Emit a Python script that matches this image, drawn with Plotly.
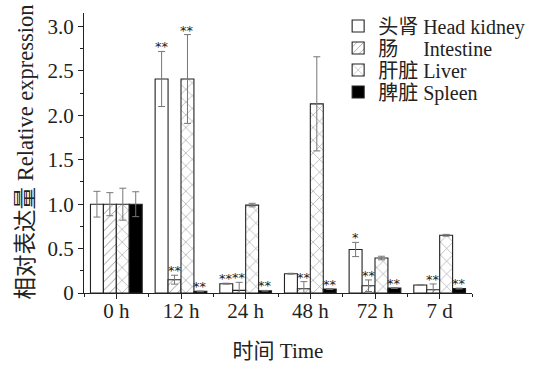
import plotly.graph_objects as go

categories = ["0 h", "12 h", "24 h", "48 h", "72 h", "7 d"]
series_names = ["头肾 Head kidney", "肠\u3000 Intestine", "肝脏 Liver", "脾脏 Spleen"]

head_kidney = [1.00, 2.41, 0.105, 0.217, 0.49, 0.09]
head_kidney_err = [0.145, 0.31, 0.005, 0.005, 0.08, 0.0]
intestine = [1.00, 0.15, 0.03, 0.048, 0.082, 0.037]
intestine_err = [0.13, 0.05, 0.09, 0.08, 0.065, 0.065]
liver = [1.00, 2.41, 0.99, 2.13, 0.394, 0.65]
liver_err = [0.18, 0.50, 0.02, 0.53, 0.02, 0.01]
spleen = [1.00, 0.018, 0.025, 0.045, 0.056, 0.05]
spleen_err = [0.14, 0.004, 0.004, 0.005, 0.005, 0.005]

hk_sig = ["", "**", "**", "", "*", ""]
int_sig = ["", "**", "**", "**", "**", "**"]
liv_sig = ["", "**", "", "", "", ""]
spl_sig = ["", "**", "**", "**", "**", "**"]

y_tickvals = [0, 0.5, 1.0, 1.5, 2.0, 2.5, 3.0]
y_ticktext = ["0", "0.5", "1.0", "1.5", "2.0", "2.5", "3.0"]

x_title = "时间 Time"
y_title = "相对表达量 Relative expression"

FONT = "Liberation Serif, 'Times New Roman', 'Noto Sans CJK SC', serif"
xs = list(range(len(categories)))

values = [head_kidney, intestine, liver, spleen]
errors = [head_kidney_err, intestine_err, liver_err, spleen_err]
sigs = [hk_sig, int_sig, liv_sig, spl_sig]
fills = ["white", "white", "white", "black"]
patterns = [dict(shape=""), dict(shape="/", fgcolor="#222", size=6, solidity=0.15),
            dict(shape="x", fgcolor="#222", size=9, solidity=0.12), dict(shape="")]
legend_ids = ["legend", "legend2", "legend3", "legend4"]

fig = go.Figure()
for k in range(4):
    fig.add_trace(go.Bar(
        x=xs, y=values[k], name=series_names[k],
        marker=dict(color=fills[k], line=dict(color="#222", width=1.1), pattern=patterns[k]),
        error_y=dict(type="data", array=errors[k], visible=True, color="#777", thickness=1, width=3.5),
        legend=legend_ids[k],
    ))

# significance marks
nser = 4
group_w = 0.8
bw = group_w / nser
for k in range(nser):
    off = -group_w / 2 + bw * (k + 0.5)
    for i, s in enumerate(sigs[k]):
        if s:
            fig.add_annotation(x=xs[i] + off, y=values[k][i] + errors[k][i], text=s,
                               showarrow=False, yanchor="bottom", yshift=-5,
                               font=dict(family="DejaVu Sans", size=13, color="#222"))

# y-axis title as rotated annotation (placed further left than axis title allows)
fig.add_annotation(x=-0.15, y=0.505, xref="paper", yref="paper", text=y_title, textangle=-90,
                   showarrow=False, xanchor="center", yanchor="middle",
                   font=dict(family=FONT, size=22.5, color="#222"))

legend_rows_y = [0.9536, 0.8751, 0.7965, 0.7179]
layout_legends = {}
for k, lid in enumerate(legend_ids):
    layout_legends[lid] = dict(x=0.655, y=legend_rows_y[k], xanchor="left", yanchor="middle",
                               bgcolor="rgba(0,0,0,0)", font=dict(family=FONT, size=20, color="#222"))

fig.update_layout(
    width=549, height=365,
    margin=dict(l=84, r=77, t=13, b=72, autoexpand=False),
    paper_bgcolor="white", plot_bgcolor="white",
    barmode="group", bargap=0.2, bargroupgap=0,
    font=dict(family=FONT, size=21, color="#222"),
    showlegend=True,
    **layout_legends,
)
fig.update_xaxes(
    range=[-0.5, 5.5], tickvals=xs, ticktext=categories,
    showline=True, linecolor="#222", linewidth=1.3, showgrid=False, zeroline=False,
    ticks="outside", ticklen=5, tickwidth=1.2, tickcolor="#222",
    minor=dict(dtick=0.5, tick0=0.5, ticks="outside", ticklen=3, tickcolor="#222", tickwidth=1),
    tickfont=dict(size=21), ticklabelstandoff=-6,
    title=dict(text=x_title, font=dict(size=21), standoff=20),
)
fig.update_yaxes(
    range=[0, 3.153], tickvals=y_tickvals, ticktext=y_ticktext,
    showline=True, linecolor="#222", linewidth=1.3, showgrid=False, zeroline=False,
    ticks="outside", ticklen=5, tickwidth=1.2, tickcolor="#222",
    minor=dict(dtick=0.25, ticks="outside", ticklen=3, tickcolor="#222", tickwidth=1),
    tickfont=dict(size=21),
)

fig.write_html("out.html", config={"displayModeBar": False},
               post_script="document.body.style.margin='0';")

┄┄┄┄┄┄┄┄┄┄

▶ Problem:
Copy every line of the data word for word, omitting the images.

▶ Written response:
Emit a Python script that matches this image, drawn with Plotly.
import plotly.graph_objects as go

categories = ["0 h", "12 h", "24 h", "48 h", "72 h", "7 d"]
series_names = ["头肾 Head kidney", "肠\u3000 Intestine", "肝脏 Liver", "脾脏 Spleen"]

head_kidney = [1.00, 2.41, 0.105, 0.217, 0.49, 0.09]
head_kidney_err = [0.145, 0.31, 0.005, 0.005, 0.08, 0.0]
intestine = [1.00, 0.15, 0.03, 0.048, 0.082, 0.037]
intestine_err = [0.13, 0.05, 0.09, 0.08, 0.065, 0.065]
liver = [1.00, 2.41, 0.99, 2.13, 0.394, 0.65]
liver_err = [0.18, 0.50, 0.02, 0.53, 0.02, 0.01]
spleen = [1.00, 0.018, 0.025, 0.045, 0.056, 0.05]
spleen_err = [0.14, 0.004, 0.004, 0.005, 0.005, 0.005]

hk_sig = ["", "**", "**", "", "*", ""]
int_sig = ["", "**", "**", "**", "**", "**"]
liv_sig = ["", "**", "", "", "", ""]
spl_sig = ["", "**", "**", "**", "**", "**"]

y_tickvals = [0, 0.5, 1.0, 1.5, 2.0, 2.5, 3.0]
y_ticktext = ["0", "0.5", "1.0", "1.5", "2.0", "2.5", "3.0"]

x_title = "时间 Time"
y_title = "相对表达量 Relative expression"

FONT = "Liberation Serif, 'Times New Roman', 'Noto Sans CJK SC', serif"
xs = list(range(len(categories)))

values = [head_kidney, intestine, liver, spleen]
errors = [head_kidney_err, intestine_err, liver_err, spleen_err]
sigs = [hk_sig, int_sig, liv_sig, spl_sig]
fills = ["white", "white", "white", "black"]
patterns = [dict(shape=""), dict(shape="/", fgcolor="#222", size=6, solidity=0.15),
            dict(shape="x", fgcolor="#222", size=9, solidity=0.12), dict(shape="")]
legend_ids = ["legend", "legend2", "legend3", "legend4"]

fig = go.Figure()
for k in range(4):
    fig.add_trace(go.Bar(
        x=xs, y=values[k], name=series_names[k],
        marker=dict(color=fills[k], line=dict(color="#222", width=1.1), pattern=patterns[k]),
        error_y=dict(type="data", array=errors[k], visible=True, color="#777", thickness=1, width=3.5),
        legend=legend_ids[k],
    ))

# significance marks
nser = 4
group_w = 0.8
bw = group_w / nser
for k in range(nser):
    off = -group_w / 2 + bw * (k + 0.5)
    for i, s in enumerate(sigs[k]):
        if s:
            fig.add_annotation(x=xs[i] + off, y=values[k][i] + errors[k][i], text=s,
                               showarrow=False, yanchor="bottom", yshift=-5,
                               font=dict(family="DejaVu Sans", size=13, color="#222"))

# y-axis title as rotated annotation (placed further left than axis title allows)
fig.add_annotation(x=-0.15, y=0.505, xref="paper", yref="paper", text=y_title, textangle=-90,
                   showarrow=False, xanchor="center", yanchor="middle",
                   font=dict(family=FONT, size=22.5, color="#222"))

legend_rows_y = [0.9536, 0.8751, 0.7965, 0.7179]
layout_legends = {}
for k, lid in enumerate(legend_ids):
    layout_legends[lid] = dict(x=0.655, y=legend_rows_y[k], xanchor="left", yanchor="middle",
                               bgcolor="rgba(0,0,0,0)", font=dict(family=FONT, size=20, color="#222"))

fig.update_layout(
    width=549, height=365,
    margin=dict(l=84, r=77, t=13, b=72, autoexpand=False),
    paper_bgcolor="white", plot_bgcolor="white",
    barmode="group", bargap=0.2, bargroupgap=0,
    font=dict(family=FONT, size=21, color="#222"),
    showlegend=True,
    **layout_legends,
)
fig.update_xaxes(
    range=[-0.5, 5.5], tickvals=xs, ticktext=categories,
    showline=True, linecolor="#222", linewidth=1.3, showgrid=False, zeroline=False,
    ticks="outside", ticklen=5, tickwidth=1.2, tickcolor="#222",
    minor=dict(dtick=0.5, tick0=0.5, ticks="outside", ticklen=3, tickcolor="#222", tickwidth=1),
    tickfont=dict(size=21), ticklabelstandoff=-6,
    title=dict(text=x_title, font=dict(size=21), standoff=20),
)
fig.update_yaxes(
    range=[0, 3.153], tickvals=y_tickvals, ticktext=y_ticktext,
    showline=True, linecolor="#222", linewidth=1.3, showgrid=False, zeroline=False,
    ticks="outside", ticklen=5, tickwidth=1.2, tickcolor="#222",
    minor=dict(dtick=0.25, ticks="outside", ticklen=3, tickcolor="#222", tickwidth=1),
    tickfont=dict(size=21),
)

fig.write_html("out.html", config={"displayModeBar": False},
               post_script="document.body.style.margin='0';")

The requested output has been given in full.